--- BEGIN ---

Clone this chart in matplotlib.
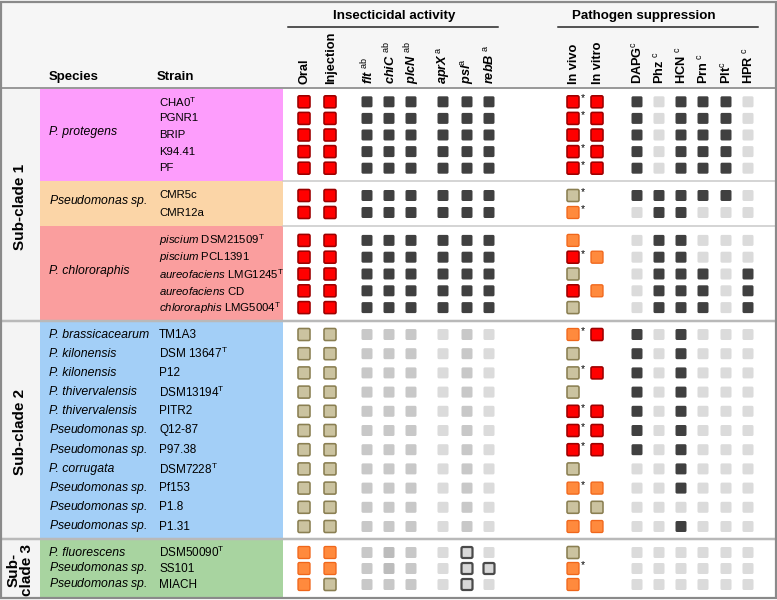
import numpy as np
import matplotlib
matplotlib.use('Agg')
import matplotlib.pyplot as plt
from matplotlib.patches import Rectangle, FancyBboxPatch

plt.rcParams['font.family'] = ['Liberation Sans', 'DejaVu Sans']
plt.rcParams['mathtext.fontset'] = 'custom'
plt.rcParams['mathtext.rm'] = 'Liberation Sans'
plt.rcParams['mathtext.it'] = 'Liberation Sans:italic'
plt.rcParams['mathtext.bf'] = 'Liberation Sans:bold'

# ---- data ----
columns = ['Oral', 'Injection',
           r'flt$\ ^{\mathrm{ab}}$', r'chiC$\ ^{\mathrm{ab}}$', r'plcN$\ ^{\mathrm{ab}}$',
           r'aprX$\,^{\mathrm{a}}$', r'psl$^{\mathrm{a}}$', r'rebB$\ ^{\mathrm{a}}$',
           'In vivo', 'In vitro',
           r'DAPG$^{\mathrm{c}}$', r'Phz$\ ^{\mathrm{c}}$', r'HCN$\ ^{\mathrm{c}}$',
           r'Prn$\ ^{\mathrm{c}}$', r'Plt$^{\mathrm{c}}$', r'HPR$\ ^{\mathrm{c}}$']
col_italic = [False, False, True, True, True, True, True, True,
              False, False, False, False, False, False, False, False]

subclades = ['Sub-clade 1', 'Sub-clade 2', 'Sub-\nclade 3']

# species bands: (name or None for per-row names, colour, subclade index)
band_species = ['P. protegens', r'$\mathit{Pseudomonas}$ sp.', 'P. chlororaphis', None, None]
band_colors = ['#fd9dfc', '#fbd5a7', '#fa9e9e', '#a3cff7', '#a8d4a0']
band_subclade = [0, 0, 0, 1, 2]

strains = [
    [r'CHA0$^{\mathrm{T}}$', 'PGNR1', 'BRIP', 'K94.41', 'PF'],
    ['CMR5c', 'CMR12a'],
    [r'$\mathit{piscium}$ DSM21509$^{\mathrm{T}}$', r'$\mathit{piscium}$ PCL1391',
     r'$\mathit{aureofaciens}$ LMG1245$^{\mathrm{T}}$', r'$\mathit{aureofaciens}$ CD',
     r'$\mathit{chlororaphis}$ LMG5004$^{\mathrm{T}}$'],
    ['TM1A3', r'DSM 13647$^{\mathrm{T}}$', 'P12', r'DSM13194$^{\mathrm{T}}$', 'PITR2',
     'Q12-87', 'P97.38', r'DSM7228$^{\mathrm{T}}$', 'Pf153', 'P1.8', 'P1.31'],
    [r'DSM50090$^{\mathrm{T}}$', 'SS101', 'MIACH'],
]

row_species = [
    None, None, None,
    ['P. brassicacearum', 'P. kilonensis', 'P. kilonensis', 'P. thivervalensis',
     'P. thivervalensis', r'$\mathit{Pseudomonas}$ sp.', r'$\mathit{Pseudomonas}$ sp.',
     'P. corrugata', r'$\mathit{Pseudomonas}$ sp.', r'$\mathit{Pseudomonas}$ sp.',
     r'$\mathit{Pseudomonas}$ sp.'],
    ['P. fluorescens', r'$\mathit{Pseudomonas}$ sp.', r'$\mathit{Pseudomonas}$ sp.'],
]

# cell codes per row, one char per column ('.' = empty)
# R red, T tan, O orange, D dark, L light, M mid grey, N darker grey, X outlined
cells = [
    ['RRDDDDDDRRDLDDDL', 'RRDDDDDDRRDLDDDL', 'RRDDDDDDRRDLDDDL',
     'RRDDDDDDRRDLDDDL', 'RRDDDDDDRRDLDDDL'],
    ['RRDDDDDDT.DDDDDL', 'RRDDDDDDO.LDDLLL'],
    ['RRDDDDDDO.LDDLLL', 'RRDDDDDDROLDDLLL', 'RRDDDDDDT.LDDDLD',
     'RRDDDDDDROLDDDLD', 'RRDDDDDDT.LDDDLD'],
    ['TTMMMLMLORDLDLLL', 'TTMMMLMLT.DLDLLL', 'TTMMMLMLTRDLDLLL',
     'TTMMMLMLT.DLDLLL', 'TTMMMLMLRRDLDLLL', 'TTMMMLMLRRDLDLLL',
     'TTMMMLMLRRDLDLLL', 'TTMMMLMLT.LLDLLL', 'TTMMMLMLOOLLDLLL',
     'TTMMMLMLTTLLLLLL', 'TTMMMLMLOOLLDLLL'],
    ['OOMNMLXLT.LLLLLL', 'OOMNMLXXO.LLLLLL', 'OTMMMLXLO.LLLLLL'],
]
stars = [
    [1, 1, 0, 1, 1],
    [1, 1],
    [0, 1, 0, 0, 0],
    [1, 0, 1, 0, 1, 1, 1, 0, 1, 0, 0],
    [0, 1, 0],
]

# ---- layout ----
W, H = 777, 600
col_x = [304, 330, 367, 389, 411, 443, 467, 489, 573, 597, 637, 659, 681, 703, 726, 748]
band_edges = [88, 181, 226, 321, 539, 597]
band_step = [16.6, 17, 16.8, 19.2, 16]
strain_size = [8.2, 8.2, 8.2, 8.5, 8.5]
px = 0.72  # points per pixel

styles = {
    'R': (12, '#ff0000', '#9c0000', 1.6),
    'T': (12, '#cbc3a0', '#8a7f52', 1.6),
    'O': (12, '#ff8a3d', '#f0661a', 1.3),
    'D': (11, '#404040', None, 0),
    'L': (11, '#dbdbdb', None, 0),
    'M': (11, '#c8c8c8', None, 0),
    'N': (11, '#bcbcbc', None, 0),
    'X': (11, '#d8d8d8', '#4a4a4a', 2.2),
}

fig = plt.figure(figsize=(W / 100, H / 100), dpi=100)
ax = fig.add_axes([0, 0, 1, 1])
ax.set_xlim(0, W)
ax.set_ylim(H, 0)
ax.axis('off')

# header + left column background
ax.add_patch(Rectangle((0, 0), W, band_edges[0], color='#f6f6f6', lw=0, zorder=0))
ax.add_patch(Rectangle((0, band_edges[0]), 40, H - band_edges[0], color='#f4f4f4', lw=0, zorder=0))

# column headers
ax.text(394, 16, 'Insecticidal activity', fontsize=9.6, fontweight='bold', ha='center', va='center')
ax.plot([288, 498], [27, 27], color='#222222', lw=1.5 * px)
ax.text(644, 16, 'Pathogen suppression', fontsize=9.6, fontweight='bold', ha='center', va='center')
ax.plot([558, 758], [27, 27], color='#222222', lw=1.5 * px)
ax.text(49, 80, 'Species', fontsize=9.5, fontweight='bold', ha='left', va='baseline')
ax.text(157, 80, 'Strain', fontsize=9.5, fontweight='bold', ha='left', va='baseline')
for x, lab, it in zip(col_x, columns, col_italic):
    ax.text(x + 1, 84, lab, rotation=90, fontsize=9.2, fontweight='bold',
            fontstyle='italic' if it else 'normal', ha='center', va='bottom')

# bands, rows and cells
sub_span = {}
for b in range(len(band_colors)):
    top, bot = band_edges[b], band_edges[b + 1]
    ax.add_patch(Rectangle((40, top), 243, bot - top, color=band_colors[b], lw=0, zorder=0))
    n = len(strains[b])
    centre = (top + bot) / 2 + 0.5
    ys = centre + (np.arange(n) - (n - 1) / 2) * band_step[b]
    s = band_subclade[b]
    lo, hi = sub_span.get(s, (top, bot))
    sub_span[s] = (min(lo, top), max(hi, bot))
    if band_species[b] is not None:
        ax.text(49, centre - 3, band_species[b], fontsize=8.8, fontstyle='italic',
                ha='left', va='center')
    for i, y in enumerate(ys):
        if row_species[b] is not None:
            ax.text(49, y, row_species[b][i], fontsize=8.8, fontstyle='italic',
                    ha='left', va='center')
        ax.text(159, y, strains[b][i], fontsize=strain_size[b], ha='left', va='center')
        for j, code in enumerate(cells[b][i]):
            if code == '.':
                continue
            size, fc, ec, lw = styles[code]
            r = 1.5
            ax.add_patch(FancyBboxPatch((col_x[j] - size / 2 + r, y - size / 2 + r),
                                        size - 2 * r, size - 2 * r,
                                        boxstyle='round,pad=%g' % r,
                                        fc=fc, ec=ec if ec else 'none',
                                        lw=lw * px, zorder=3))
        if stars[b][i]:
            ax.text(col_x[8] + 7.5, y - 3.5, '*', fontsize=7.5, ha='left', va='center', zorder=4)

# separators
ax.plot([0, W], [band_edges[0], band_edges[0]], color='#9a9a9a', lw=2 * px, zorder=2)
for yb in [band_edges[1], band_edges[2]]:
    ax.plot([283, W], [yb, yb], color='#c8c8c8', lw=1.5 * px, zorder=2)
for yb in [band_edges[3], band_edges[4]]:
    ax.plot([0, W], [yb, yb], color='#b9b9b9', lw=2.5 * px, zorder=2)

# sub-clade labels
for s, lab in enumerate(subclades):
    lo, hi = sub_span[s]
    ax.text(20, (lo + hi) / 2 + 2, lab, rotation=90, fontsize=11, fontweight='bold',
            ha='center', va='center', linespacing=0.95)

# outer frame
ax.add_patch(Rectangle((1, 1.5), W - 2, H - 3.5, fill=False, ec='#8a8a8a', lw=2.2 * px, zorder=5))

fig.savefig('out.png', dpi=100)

--- END ---

From the first line of the material down to the line containing "from matplotlib.patches import", inclusive, return each line exactly, skipping any picture.

◆ Reply to the exercise
Clone this chart in matplotlib.
import numpy as np
import matplotlib
matplotlib.use('Agg')
import matplotlib.pyplot as plt
from matplotlib.patches import Rectangle, FancyBboxPatch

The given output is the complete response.